Master and Commander
. Water. Sky. Naval battles. Crowe as captain. Sea burials. A fiddle, Crowe playing it. Men, boys. No women. Amputation.
Origin of Species
?

Gladiator
. Missed it. Just lazy, nothing to do with Crowe. Annoyed at myself. Pasted into my diary a still of Crowe with huge glistening muscles and an undershirt of celestial blue.

The Insider
. Missed it. Don't know why.

That was about the size of it. ‘And wasn't there an Australian movie called
The Crossing
, way back?' said my daughter. ‘Russell Crowe stood out. I thought, he's got something.'

So I loaded up at the video shop, shut myself into the house and drew the blinds for a week. Outside the window each day my son-in-law was digging and laying out our new vegetable patch, with his eighteen-month-old son strapped to his back. Whenever I took a break I could hear them out there in the sun, singing and making silly noises and laughing quietly. I was embarrassed by the sounds of warped manliness I imagined reaching them from my closed-in room: the shatter of gunfire, the growling of wild beasts, the screams of the dismembered, the oafish grunts and curses of skinheads, the occasional staccato outbreak of foul speech. There was something perverse about it, on a clean spring morning.

George Ogilvie's
The Crossing
takes place on Anzac Day in a country town. Bugles at dawn, Crowe and girlfriend asleep in a hayshed after making love, interiors smoky with golden light. Crowe's widowed mother is a clingy, sentimental drunk. How can he be a man? A nature boy, he's got the sweat sheen, the muscles, the scowl; he juts his jaw and fires guns into the air and poses wide-legged against a fierce blue sky; but he says ‘chahnce' and wears tight white jeans, even when hunched under the open bonnet of a ute. Fast forward—but wait. Who's that playing his girlfriend? Woh! It's Danielle Spencer, the woman who's now his wife.

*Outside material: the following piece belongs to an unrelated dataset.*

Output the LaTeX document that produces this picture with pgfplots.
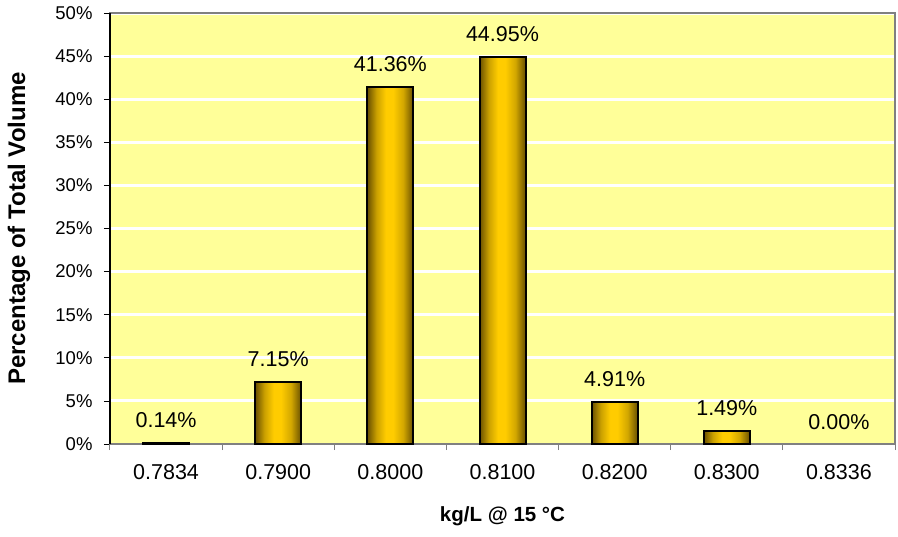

The most interesting thing about her, here, is that
she looks like him
. The broad forehead, the eyebrows in a permanent inverted V of earnestness. The meaty nose. The rare smile. Impertinent psychologising possessed me while the film redeemed itself with a splendidly Shakespearean car and train smash.

Proof
, written and directed by Jocelyn Moorhouse, whose screenplay based on the novel
Eucalyptus
Crowe would years later allegedly feel competent to rewrite, is unusually inward and intense for an Australian movie—a triangle of emotional distortion and manipulation. Crowe plays a young kitchenhand in a restaurant with red-checked tablecloths. On the video case his eyes are a startling, innocent blue, something I haven't noticed on screen.

He, of course, is the Eros figure of the piece—the untutored bogan who brings a blast of freshness into the lives of a nasty Camberwell pair, a blind man played by Hugo Weaving and his spiteful housekeeper Genevieve Picot. Crowe, as a physical worker, is again covered in a sheen of sweat. While Weaving lectures him on aesthetics he gazes up intently, showing us big features, juicily indented lips, a dimpled chin, an interesting breadth of brow. There is a little quality here, some nameless thing. ‘
Everybody
lies!' he says to the neurotic Weaving, who suspects and thus meets betrayal everywhere; ‘but not all the time, and that's the point!' In Crowe's roguish company Weaving laughs for the first time, an unnervingly jerky, nasal sound.

What the hell was Crowe doing in Mark Joffe's
Spotswood
, that same year? Gee, it was a sweet movie—hopelessly old-fashioned but warm and funny. Anthony Hopkins as the time-and-motion man politely subdues his greatness, but for the first time I feel that Crowe, as the salesman, is biding his time. Technically one can't fault him, but he's not engaged. He's already somewhere else.

My daughter found a letter I'd written her in 1992 after seeing Geoffrey Wright's
Romper Stomper
. Seems I liked it. ‘Russell Crowe was the leader of the skins, the one who'd read
Mein Kampf
etc. He sounded more like a Scotch College boy than a psychopath—rounded vowels, strong inner self.' I wrote disdainfully of David Stratton's refusal even to see the movie. But now, at second viewing, I couldn't believe how much screen time is taken up with crane shots of boys running wildly in single file down narrow Footscray lanes. The brawl scenes too are interminable, adolescently gloried-in: later I noticed that the credits named five nurses. I started to fidget in my seat.

Crowe looms over the tale, unmodulated, with face of stone. He gets expression by jerking his jaw, swinging it from side to side. There's a fabulous final scene on a beach. Crowe does a grand death, twitching and spewing blood, and he leaves a pretty corpse, but the standout in
Romper Stomper
is mad-faced Daniel Pollock, who in real life died not long after. What a loss Pollock is: that delicacy, a puzzled complexity just starting to grow.

I hunted out my 1994 review of
The Sum of Us
, directed by Kevin Dowling and Geoff Burton. Crowe plays Jeff, a gay plumber. The blue singlet? A mullet? How hard it is, now, to imagine this: ‘Jeff, a sweet-natured hulking boy whose self-esteem has taken a knock from a recent broken heart, comes home from the pub late on Friday night with a young gardener in tow.' Should I scour the video shops? But ‘after a tantalising dip into a darker complexity it bounces straight back up to the surface and becomes what its provenance fates it to be—a sentimental exercise about love and family loyalty.' Okay, pass, though a small warmth lingers.

Here I skipped forward to 1997, Curtis Hanson's
LA Confidential
. Twenty minutes in and Crowe, as Officer Bud White, has beaten up a couple of creeps, torn the Christmas decorations off the house-front of a wife-bashing parole violator, and pressed money into the grateful victim's hand. Though I'm interested in detectives, I eschew them on screen; but
LA Confidential
, humming with the highly worked and disciplined craziness of the James Ellroy novel it's based on, is something else.

For a start it's beautiful. Every shot, every juxtaposition makes you gasp. The long, pale cars. The cream and white interiors of Kim Basinger's apartment, her private bedroom all sunny and embroidered. Hanson cuts away from Crowe (in a singlet) beating the shit out of a perp in a blind-dimmed room to an exterior shot of a sunlit skyscraper which is so blatantly, glowingly phallic that it's almost comical.